What to produce -> Extract, in full, the lines below, beginning at the first and ending with the line that contains "-13.507, -13.482, -13.479];". Pictures do not belong in the copy.

-- BEGIN Data shown --

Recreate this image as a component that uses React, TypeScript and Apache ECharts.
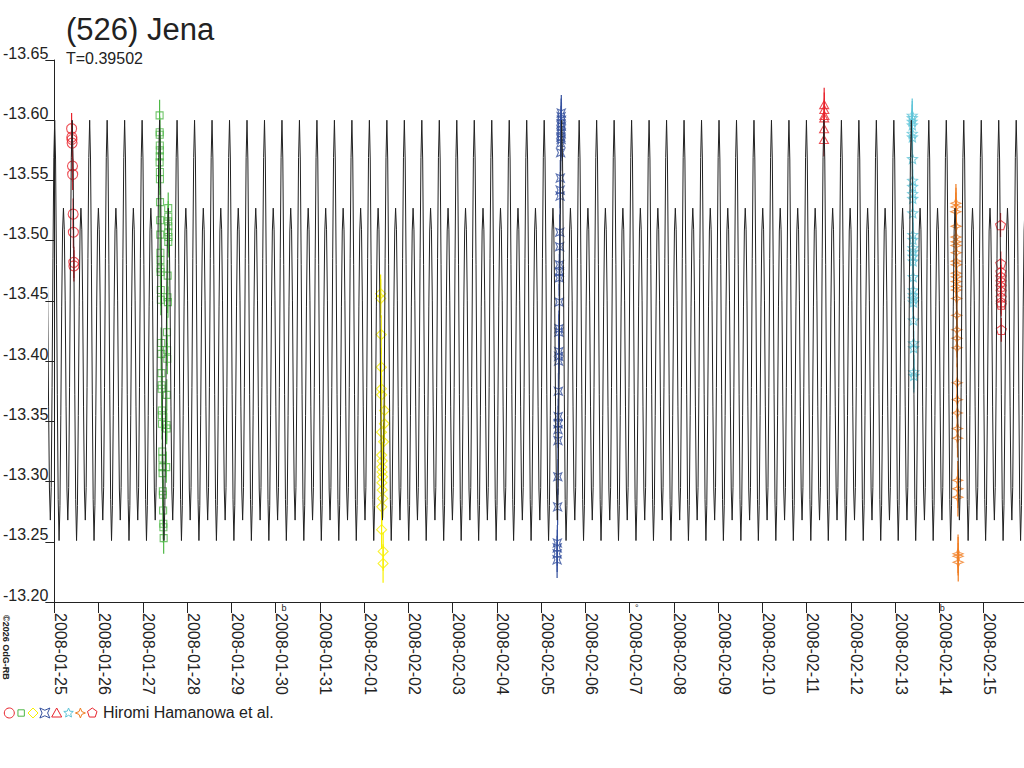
import React, { useEffect, useRef } from 'react';
import * as echarts from 'echarts';

// time axis: days after 2008-01-25 0h UT
const X_MIN = -0.1125;
const X_MAX = 21.91;
const PERIOD = 0.39502;
const EPOCH = 0.008; // phase 0 = brighter maximum

const dateLabels = [
  '2008-01-25', '2008-01-26', '2008-01-27', '2008-01-28', '2008-01-29', '2008-01-30',
  '2008-01-31', '2008-02-01', '2008-02-02', '2008-02-03', '2008-02-04', '2008-02-05',
  '2008-02-06', '2008-02-07', '2008-02-08', '2008-02-09', '2008-02-10', '2008-02-11',
  '2008-02-12', '2008-02-13', '2008-02-14', '2008-02-15',
];
const dayTicks = dateLabels.map((_, i) => i);

// one rotation of the model lightcurve, 20 phase steps
const modelShape = [
  -13.600, -13.567, -13.480, -13.372, -13.285, -13.251, -13.280, -13.355, -13.445, -13.508,
  -13.527, -13.509, -13.450, -13.362, -13.293, -13.268, -13.295, -13.378, -13.485, -13.569,
];

const moonPhases = [
  { t: 5.19, glyph: 'b' },
  { t: 13.16, glyph: '°' },
  { t: 20.06, glyph: 'b' },
];

// observations per night
const circleT = [0.390, 0.395, 0.398, 0.401, 0.410, 0.414, 0.425, 0.430, 0.440, 0.442];
const circleMag = [-13.593, -13.586, -13.584, -13.581, -13.562, -13.555, -13.522, -13.507, -13.482, -13.479];

const squareT = [
  2.378, 2.380, 2.381, 2.383, 2.384, 2.382, 2.379, 2.385, 2.386, 2.388, 2.391, 2.393, 2.396, 2.397, 2.399, 2.400,
  2.404, 2.406, 2.414, 2.416, 2.420, 2.423, 2.424, 2.428, 2.430, 2.432, 2.440, 2.442, 2.444, 2.446, 2.452, 2.454,
  2.458, 2.462, 2.464, 2.470,
  2.573, 2.575, 2.570, 2.576, 2.572, 2.578, 2.574, 2.560, 2.556, 2.566, 2.545, 2.548, 2.552, 2.540, 2.536, 2.538, 2.528,
];
const squareMag = [
  -13.604, -13.590, -13.588, -13.579, -13.575, -13.570, -13.565, -13.557, -13.551, -13.532, -13.517, -13.505,
  -13.490, -13.484, -13.477, -13.474, -13.459, -13.451, -13.415, -13.406, -13.390, -13.380, -13.377, -13.359,
  -13.355, -13.348, -13.325, -13.319, -13.312, -13.307, -13.292, -13.289, -13.276, -13.265, -13.262, -13.253,
  -13.527, -13.520, -13.516, -13.512, -13.507, -13.503, -13.499, -13.471, -13.453, -13.449, -13.424, -13.409,
  -13.402, -13.372, -13.347, -13.344, -13.312,
];

const diamondT = [
  7.372, 7.374, 7.386, 7.388, 7.390, 7.395, 7.462, 7.458, 7.392, 7.440, 7.396,
  7.410, 7.400, 7.405, 7.415, 7.402, 7.408, 7.420, 7.398, 7.394, 7.430, 7.428,
];
const diamondMag = [
  -13.456, -13.452, -13.422, -13.395, -13.377, -13.372, -13.359, -13.348, -13.341, -13.333, -13.322,
  -13.317, -13.312, -13.308, -13.304, -13.299, -13.293, -13.286, -13.279, -13.260, -13.242, -13.232,
];

const bowtieT = [
  11.455, 11.452, 11.458, 11.450, 11.456, 11.448, 11.453, 11.446, 11.451, 11.444, 11.440, 11.432,
  11.430, 11.428, 11.420, 11.418, 11.414, 11.412, 11.410, 11.408, 11.402, 11.400, 11.398, 11.396,
  11.394, 11.390, 11.386, 11.384, 11.382, 11.380, 11.376, 11.372, 11.366, 11.364, 11.362, 11.360,
];
const bowtieMag = [
  -13.606, -13.603, -13.600, -13.597, -13.595, -13.592, -13.589, -13.586, -13.584, -13.581, -13.573, -13.552,
  -13.542, -13.537, -13.507, -13.495, -13.480, -13.474, -13.469, -13.449, -13.427, -13.424, -13.408, -13.404,
  -13.400, -13.375, -13.354, -13.348, -13.343, -13.334, -13.304, -13.279, -13.249, -13.245, -13.240, -13.235,
];

const triangleT = [17.395, 17.398, 17.400, 17.396, 17.393, 17.390];
const triangleMag = [-13.613, -13.609, -13.604, -13.602, -13.593, -13.584];

const starT = [
  19.384, 19.386, 19.383, 19.387, 19.385, 19.388, 19.390, 19.392, 19.393, 19.394, 19.395, 19.396, 19.398, 19.399,
  19.400, 19.401, 19.402, 19.403, 19.405, 19.407, 19.408, 19.409, 19.410, 19.412, 19.415, 19.416, 19.420, 19.421,
];
const starMag = [
  -13.604, -13.602, -13.599, -13.596, -13.589, -13.586, -13.568, -13.550, -13.545, -13.539, -13.535, -13.523,
  -13.505, -13.501, -13.494, -13.491, -13.487, -13.483, -13.470, -13.459, -13.455, -13.452, -13.449, -13.434,
  -13.415, -13.411, -13.391, -13.388,
];

const sparkT = [
  20.372, 20.374, 20.370, 20.376, 20.373, 20.378, 20.375, 20.380, 20.377, 20.382, 20.379, 20.384, 20.381, 20.386,
  20.383, 20.388, 20.390, 20.392, 20.394, 20.396, 20.400, 20.402, 20.404, 20.406, 20.408, 20.412, 20.414, 20.416,
  20.420, 20.422, 20.424,
];
const sparkMag = [
  -13.531, -13.528, -13.524, -13.512, -13.503, -13.499, -13.496, -13.490, -13.483, -13.480, -13.473, -13.470,
  -13.466, -13.462, -13.459, -13.452, -13.438, -13.426, -13.419, -13.411, -13.382, -13.368, -13.357, -13.344,
  -13.336, -13.301, -13.294, -13.287, -13.240, -13.238, -13.233,
];

const pentagonT = [21.380, 21.385, 21.387, 21.389, 21.390, 21.391, 21.392, 21.393, 21.394, 21.395, 21.398];
const pentagonMag = [-13.513, -13.481, -13.474, -13.470, -13.466, -13.462, -13.458, -13.453, -13.449, -13.447, -13.426];

const RED = '#e8232c';
const GREEN = '#4fb847';
const YELLOW = '#f8f000';
const BLUE = '#34509e';
const CYAN = '#5ec4d8';
const ORANGE = '#f07d22';
const INK = '#222222';
const FONT = '"Liberation Sans", Arial, sans-serif';

const shapes: Record<string, number[][]> = {
  square: [[-1, -1], [1, -1], [1, 1], [-1, 1]],
  diamond: [[0, -1], [1, 0], [0, 1], [-1, 0]],
  bowtie: [[-1, -1], [0, -0.55], [1, -1], [0.55, 0], [1, 1], [0, 0.55], [-1, 1], [-0.55, 0]],
  triangle: [[0, -1], [1, 0.8], [-1, 0.8]],
  star5: [
    [0, -1], [0.264, -0.364], [0.951, -0.309], [0.428, 0.139], [0.588, 0.809],
    [0, 0.45], [-0.588, 0.809], [-0.428, 0.139], [-0.951, -0.309], [-0.264, -0.364],
  ],
  star4: [[0, -1], [0.28, -0.28], [1, 0], [0.28, 0.28], [0, 1], [-0.28, 0.28], [-1, 0], [-0.28, -0.28]],
  pentagon: [[0, -1], [0.951, -0.309], [0.588, 0.809], [-0.588, 0.809], [-0.951, -0.309]],
};

const toPath = (pts: number[][]) =>
  'path://' + pts.map((p, i) => (i ? 'L' : 'M') + p[0] + ' ' + p[1]).join(' ') + 'Z';

const groups = [
  { color: RED, shape: 'circle', size: 10, t: circleT, mag: circleMag, err: 0.013 },
  { color: GREEN, shape: 'square', size: 7, t: squareT, mag: squareMag, err: 0.013 },
  { color: YELLOW, shape: 'diamond', size: 10, t: diamondT, mag: diamondMag, err: 0.016 },
  { color: BLUE, shape: 'bowtie', size: 8, t: bowtieT, mag: bowtieMag, err: 0.015 },
  { color: RED, shape: 'triangle', size: 9, t: triangleT, mag: triangleMag, err: 0.014 },
  { color: CYAN, shape: 'star5', size: 10, t: starT, mag: starMag, err: 0.014 },
  { color: ORANGE, shape: 'star4', size: 10, t: sparkT, mag: sparkMag, err: 0.016 },
  { color: RED, shape: 'pentagon', size: 10, t: pentagonT, mag: pentagonMag, err: 0.01 },
];

const App: React.FC = () => {
  const chartRef = useRef<HTMLDivElement>(null);

  useEffect(() => {
    document.body.style.margin = '0';
    if (!chartRef.current) return;
    const chart = echarts.init(chartRef.current, null, { renderer: 'svg' });

    const modelData: number[][] = [];
    for (let k = -1; EPOCH + k * PERIOD < X_MAX + PERIOD; k++) {
      modelShape.forEach((m, i) => {
        modelData.push([EPOCH + (k + i / modelShape.length) * PERIOD, m]);
      });
    }

    const errorSeries = groups.map((g) => ({
      type: 'custom',
      clip: true,
      silent: true,
      data: g.t.map((t, i) => [t, g.mag[i] - g.err, g.mag[i] + g.err]),
      encode: { x: 0, y: [1, 2] },
      renderItem: (_params: any, api: any) => {
        const p1 = api.coord([api.value(0), api.value(1)]);
        const p2 = api.coord([api.value(0), api.value(2)]);
        return {
          type: 'line',
          shape: { x1: p1[0], y1: p1[1], x2: p2[0], y2: p2[1] },
          style: { stroke: g.color, lineWidth: 1.2 },
        };
      },
    }));

    const pointSeries = groups.map((g) => ({
      type: 'scatter',
      silent: true,
      symbol: g.shape === 'circle' ? 'circle' : toPath(shapes[g.shape]),
      symbolKeepAspect: true,
      symbolSize: g.size,
      itemStyle: { color: 'transparent', borderColor: g.color, borderWidth: 1.1 },
      data: g.t.map((t, i) => [t, g.mag[i]]),
    }));

    chart.setOption({
      animation: false,
      grid: { left: 45, right: 0, top: 60, bottom: 166, containLabel: false },
      xAxis: {
        type: 'value',
        min: X_MIN,
        max: X_MAX,
        splitLine: { show: false },
        axisLine: { show: true, lineStyle: { color: INK, width: 1 } },
        axisTick: { show: true, length: 11, customValues: dayTicks, lineStyle: { color: INK } },
        axisLabel: {
          customValues: dayTicks,
          formatter: (v: number) => dateLabels[Math.round(v)] ?? '',
          rotate: -90,
          align: 'left',
          verticalAlign: 'bottom',
          lineHeight: 12,
          margin: 11,
          fontSize: 16,
          fontFamily: FONT,
          color: INK,
        },
      },
      yAxis: {
        type: 'value',
        inverse: true,
        min: -13.65,
        max: -13.2,
        interval: 0.05,
        splitLine: { show: false },
        axisLine: { show: true, lineStyle: { color: INK, width: 1 } },
        axisTick: { show: true, length: 9, lineStyle: { color: INK } },
        axisLabel: {
          formatter: (v: number) => v.toFixed(2),
          verticalAlign: 'bottom',
          lineHeight: 14,
          margin: 1,
          fontSize: 16,
          fontFamily: FONT,
          color: INK,
        },
      },
      series: [
        {
          type: 'line',
          silent: true,
          showSymbol: false,
          clip: true,
          lineStyle: { color: INK, width: 1 },
          data: modelData,
        },
        ...errorSeries,
        ...pointSeries,
      ],
    });

    const axisY = chart.convertToPixel({ yAxisIndex: 0 }, -13.2) as number;
    const moonEls = moonPhases.map((p) => ({
      type: 'text',
      x: chart.convertToPixel({ xAxisIndex: 0 }, p.t) as number,
      y: axisY + 6,
      style: { text: p.glyph, fontSize: 9, fontFamily: FONT, fill: INK, align: 'center', verticalAlign: 'middle' },
    }));

    const legendEls = groups.map((g, i) => {
      const cx = 9.3 + 11.85 * i;
      const cy = 713;
      const r = g.shape === 'square' ? 3.2 : 5;
      const style = { fill: 'none', stroke: g.color, lineWidth: 1 };
      if (g.shape === 'circle') return { type: 'circle', shape: { cx, cy, r }, style };
      return {
        type: 'polygon',
        shape: { points: shapes[g.shape].map((p) => [cx + p[0] * r, cy + p[1] * r]) },
        style,
      };
    });

    chart.setOption({
      graphic: [
        {
          type: 'text', x: 66, y: 29,
          style: { text: '(526) Jena', fontSize: 31, fontFamily: FONT, fill: INK, verticalAlign: 'middle' },
        },
        {
          type: 'text', x: 66, y: 58,
          style: { text: 'T=0.39502', fontSize: 16, fontFamily: FONT, fill: INK, verticalAlign: 'middle' },
        },
        {
          type: 'text', x: 103, y: 712,
          style: { text: 'Hiromi Hamanowa et al.', fontSize: 16, fontFamily: FONT, fill: INK, verticalAlign: 'middle' },
        },
        {
          type: 'text', x: 1, y: 615, rotation: -Math.PI / 2,
          style: { text: '©2026 OdG-RB', fontSize: 9, fontWeight: 'bold', fontFamily: FONT, fill: INK, align: 'left', verticalAlign: 'bottom' },
        },
        ...legendEls,
        ...moonEls,
      ],
    });

    return () => {
      chart.dispose();
    };
  }, []);

  return <div ref={chartRef} style={{ width: '1024px', height: '768px' }}></div>;
};

export default App;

-- END Data shown --

Solution ->
Recreate this image as a component that uses React, TypeScript and Apache ECharts.
import React, { useEffect, useRef } from 'react';
import * as echarts from 'echarts';

// time axis: days after 2008-01-25 0h UT
const X_MIN = -0.1125;
const X_MAX = 21.91;
const PERIOD = 0.39502;
const EPOCH = 0.008; // phase 0 = brighter maximum

const dateLabels = [
  '2008-01-25', '2008-01-26', '2008-01-27', '2008-01-28', '2008-01-29', '2008-01-30',
  '2008-01-31', '2008-02-01', '2008-02-02', '2008-02-03', '2008-02-04', '2008-02-05',
  '2008-02-06', '2008-02-07', '2008-02-08', '2008-02-09', '2008-02-10', '2008-02-11',
  '2008-02-12', '2008-02-13', '2008-02-14', '2008-02-15',
];
const dayTicks = dateLabels.map((_, i) => i);

// one rotation of the model lightcurve, 20 phase steps
const modelShape = [
  -13.600, -13.567, -13.480, -13.372, -13.285, -13.251, -13.280, -13.355, -13.445, -13.508,
  -13.527, -13.509, -13.450, -13.362, -13.293, -13.268, -13.295, -13.378, -13.485, -13.569,
];

const moonPhases = [
  { t: 5.19, glyph: 'b' },
  { t: 13.16, glyph: '°' },
  { t: 20.06, glyph: 'b' },
];

// observations per night
const circleT = [0.390, 0.395, 0.398, 0.401, 0.410, 0.414, 0.425, 0.430, 0.440, 0.442];
const circleMag = [-13.593, -13.586, -13.584, -13.581, -13.562, -13.555, -13.522, -13.507, -13.482, -13.479];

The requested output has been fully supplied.